The lawyer, who asked not to be named, expressed concern that someone parachuting in from abroad would lack the respect and buy-in from local stakeholders for long-term stability. In the past, he said, some elites with lives outside Somalia were seen as more likely to settle with the government in Hargeisa, without holding the hard-line unionist beliefs that those chafing under Somaliland rule for years have come to hold.

“That’s not to paint the diaspora with a broad bush,” he added. “There are plenty who are capable. Ultimately, it’s not about who is local and who isn’t — it’s about commitment to the cause.”

The scramble to create a new state from scratch may have opened the door to political opportunists, but those were seen as problems for peacetime. After weeks without major clashes, many believed that the Somaliland military was unable to break out of the stalemate, despite President Muse Bihi’s violent rhetoric about ending the conflict, while representatives for the Dhulbahante leadership parroted the party line, that their troops were deployed only in a defensive capacity. But in late August, Dhulbahante militia fighters mounted a major attack that routed the Somaliland forces, recapturing territory around Las Anod and breaking the monthslong siege.

Now, the reality of an SSC-Khaatumo state seems to be at hand, along with the chance to rebuild and invest in Las Anod. Rashid Mahmoud plans to help with the organization of the new administration, and says he is happy to serve if called upon, but he has no desire for a position of power.

“A normal life — that’s my goal. I have no ambition except that my people live in peace, in their own homes, and they govern themselves, they determine their own future,” he said. “And I will be happy, man, forever.”

In June, I walked with Aadan Barre on a hill above the hotel where he was staying, and we looked out to admire the town just before sunset.

“It’s a nice view up here,” he said. “I’ve already talked to my cousin about buying some land, maybe to open a restaurant — something nice, you know, for after.”

Then, with shadows stretching long across the mosques and houses below, he pointed to the ring of hills on the other side of town and the militia fighting positions just visible to the naked eye. Technicals were parked on the hillside in the evening light, and somewhere nearby, soldiers waited, guarding against the enemy beyond the hills.

Now, months later, the positions have moved outside town, following the breakthrough into newly secured SSC-Khaatumo territory. Reports trickle in of Somaliland forces regrouping and assembling at the edge of their new front, a portent of fighting and border clashes that could last forever. But even if the long-awaited future seems to be at hand for Las Anod’s residents and returnees, many acknowledge one of the hardest challenges that faces a Somalia at peace — what to do when the fighting stops.

“I’m saying one more month, until it is normal,” said Barre, on a phone call from Las Anod in September. “I haven’t seen my kids in seven months, but I don’t know if there will still be war.”
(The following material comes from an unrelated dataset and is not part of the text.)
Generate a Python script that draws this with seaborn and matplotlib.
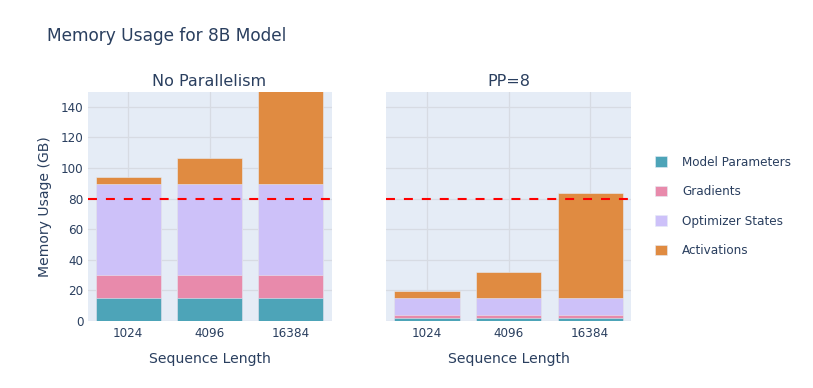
import matplotlib
matplotlib.use("Agg")
import matplotlib.pyplot as plt
import seaborn as sns
import pandas as pd
import numpy as np
from matplotlib.patches import Patch

# ---------------- data ----------------
seq_lengths = ["1024", "4096", "16384"]
components = ["Model Parameters", "Gradients", "Optimizer States", "Activations"]
panels = ["No Parallelism", "PP=8"]

params_nopp = [14.9, 14.9, 14.9]
grads_nopp = [14.9, 14.9, 14.9]
optim_nopp = [59.6, 59.6, 59.6]
act_nopp = [4.4, 17.2, 68.5]

params_pp8 = [1.86, 1.86, 1.86]
grads_pp8 = [1.86, 1.86, 1.86]
optim_pp8 = [11.18, 11.18, 11.18]
act_pp8 = [4.4, 17.2, 68.5]

gpu_limit = 80
y_max = 150
y_ticks = [0, 20, 40, 60, 80, 100, 120, 140]

colors = {
    "Model Parameters": "#4DA4B8",
    "Gradients": "#E88AAB",
    "Optimizer States": "#CDC1F9",
    "Activations": "#E08B41",
}

rows = []
for panel, series in zip(panels, [
        [params_nopp, grads_nopp, optim_nopp, act_nopp],
        [params_pp8, grads_pp8, optim_pp8, act_pp8]]):
    for comp, vals in zip(components, series):
        for s, v in zip(seq_lengths, vals):
            rows.append({"panel": panel, "seq": s, "component": comp, "value": v})
df = pd.DataFrame(rows)

# ---------------- style ----------------
sns.set_theme(style="darkgrid")
text_col = "#2a3f5f"
bg = "#E5ECF6"
grid_col = "#D7DBE3"
plt.rcParams["font.family"] = ["DejaVu Sans"]

W, H = 813, 388
fig = plt.figure(figsize=(W / 100, H / 100), dpi=100)
fig.patch.set_facecolor("white")

def fx(px):
    return px / W

def fy(py):
    return 1 - py / H

ax_l = fig.add_axes([fx(87.5), fy(321), fx(331.5 - 87.5), (321 - 91.5) / H])
ax_r = fig.add_axes([fx(386), fy(321), fx(631 - 386), (321 - 91.5) / H], sharey=ax_l)

for ax, panel in zip([ax_l, ax_r], panels):
    ax.set_facecolor(bg)
    sub = df[df.panel == panel].copy()
    piv = sub.pivot(index="seq", columns="component", values="value").loc[seq_lengths, components]
    cum = piv.cumsum(axis=1)
    # draw from the top segment down so each lower one covers the one above
    for comp in reversed(components):
        d = pd.DataFrame({"seq": seq_lengths, "top": cum[comp].values})
        sns.barplot(data=d, x="seq", y="top", order=seq_lengths, color=colors[comp],
                    saturation=1, width=0.8, ax=ax, edgecolor=bg, linewidth=0.4,
                    errorbar=None, zorder=2)
    ax.axhline(gpu_limit, color="red", linewidth=1.5, linestyle=(0, (4.3, 4.3)), zorder=5)
    ax.set_xlim(-0.5, 2.5)
    ax.set_ylim(0, y_max)
    ax.set_yticks(y_ticks)
    ax.grid(True, color=grid_col, linewidth=0.9, zorder=0)
    ax.set_axisbelow(True)
    for sp in ax.spines.values():
        sp.set_visible(False)
    ax.tick_params(axis="both", length=0, colors=text_col, labelsize=8.64, pad=3)
    ax.tick_params(axis="x", pad=4)
    ax.set_xlabel("Sequence Length", fontsize=10.1, color=text_col, labelpad=9)
    ax.set_ylabel("")
    ax.set_title(panel, fontsize=11.5, color=text_col, pad=4)

ax_l.set_ylabel("Memory Usage (GB)", fontsize=10.1, color=text_col, labelpad=6)
plt.setp(ax_r.get_yticklabels(), visible=False)

fig.text(fx(47), fy(36), "Memory Usage for 8B Model", fontsize=12.24, color=text_col,
         ha="left", va="center")

handles = [Patch(facecolor=colors[c], edgecolor=bg, linewidth=0.4) for c in components]
leg = fig.legend(handles, components, loc="upper left", bbox_to_anchor=(fx(655), fy(155.5)),
                 frameon=False, fontsize=8.64, handlelength=1.0, handleheight=1.0,
                 handletextpad=1.25, labelspacing=1.38, borderpad=0, borderaxespad=0)
for t in leg.get_texts():
    t.set_color(text_col)

fig.savefig("out.png", dpi=100, facecolor="white")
Barre’s concern is not just for his children, he said, but also for the militia fighters in Las Anod who, like so many young men across Somalia, have grown up fighting, knowing only a country in crisis. As families and children return to the city from displacement camps, the men who fought for their city will have to transition to a new life in peacetime.

“We want to build our country. We want to build Las Anod,” Barre said. “But we have to tell them to put their guns down, to go to school, to go to university. We have to get them to settle down.”

Visiting a refugee camp outside the city, Barre spoke to a group of young children who had been living in ramshackle tents, out of school, their mothers and grandmothers struggling to feed them in a perennially drought-stricken region. The kids knew little about territorial claims over Las Anod, or land and clan conflict, but when he asked them what they wanted to be when they grew up, the answer came quickly: fighters.